I wandered into a newsagency on Christmas Eve. I have wandered into a few recently in fact. I have been checking every one I pass in Newcastle recently in the hope of finding literary magazines to sample. Not much luck. Sampling from a store before subscribing would be easier than ordering a single copy via the net to sample. But it’s looking like I might have to. Anyway, I walked into a newsagency in town, in the arty end, feeling they might at least have one. I was right, and picked up The Literary Review. I also asked the agent if he carried Writer’s Digest. He did, which is a nice change from the chain agencies, however he had run out. He then asked the question that was inevitable, the question I have not yet been asked but expect to hear often: “Are you a writer?”
I cringed a little, and said something like “Well, yes, want to be. Finally making an effort to get there I guess.”
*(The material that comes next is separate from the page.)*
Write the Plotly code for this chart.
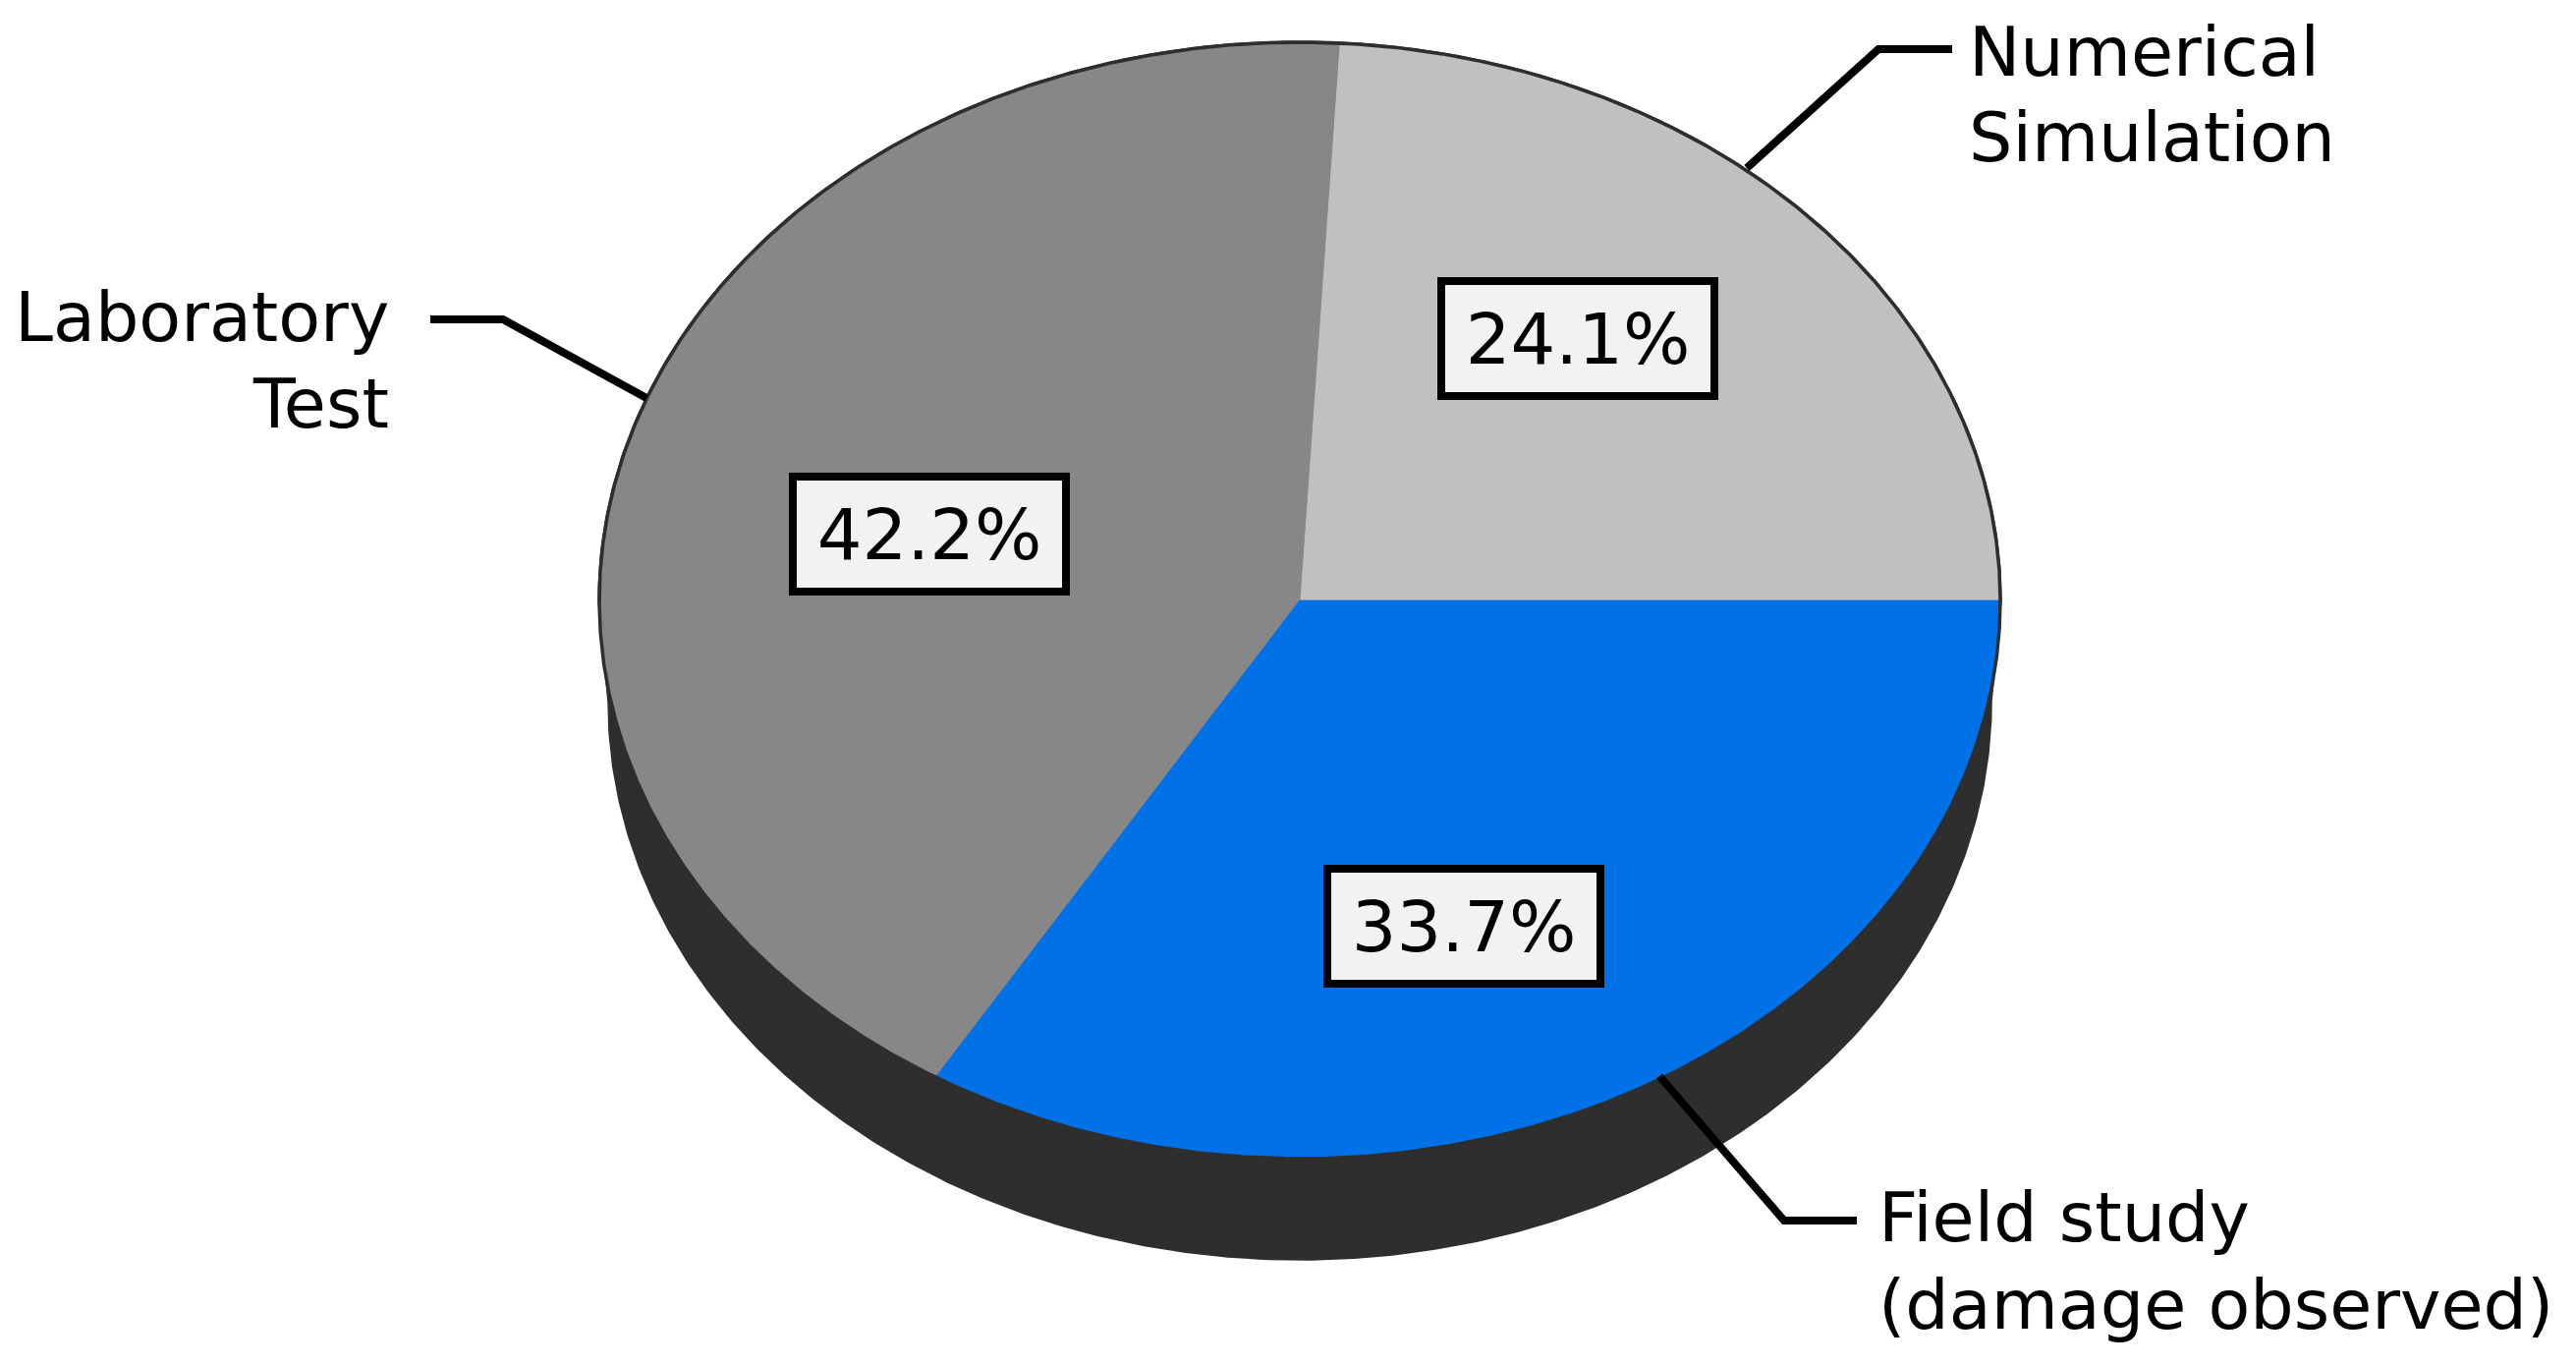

I was instantly annoyed at myself. I know people like me should say, with full confidence “Yes, I am, I write xxxx”. But my annoyance at myself faded quickly. I do not struggle to call myself a writer simply because I have never been published. That would be unfair to myself if I wrote avidly. I struggle to call myself a writer because I so rarely allow myself the luxury of writing time, I so rarely write anything. I have to be honest with myself, because I believe honesty is the best nudge forward for me.
Luckily Mr Newsagent seemed to get it. He asked what I planned to write and I told him teen fiction. He joked that he hoped it wasn’t another vampire novel, which I assured him it wasn’t, he then sheepishly admitted he quite liked the last Twilight movie, and I sheepishly admitted I had at least seen the first one, but HAD given away the books after one reading. He closed with the advice that his friend had been moderately successful with self publishing, advice/assurance I expect to hear from many well meaning people in the future.
I had to take my leave there, my boyfriend was waiting a little impatiently outside. But I enjoyed the banter and quite liked Mr Newsagent. If I can’t find Writer’s Digest closer to home I may have to return to get it 🙂
And I think in future, I will be a little more kind to myself if asked the “Are you a writer?” question. The new response will be: “Yes, I life-blog mostly, but teen fiction was my passion in my youth and I am hoping to return to it”. That is as honest as it gets, and far less self-deprecating.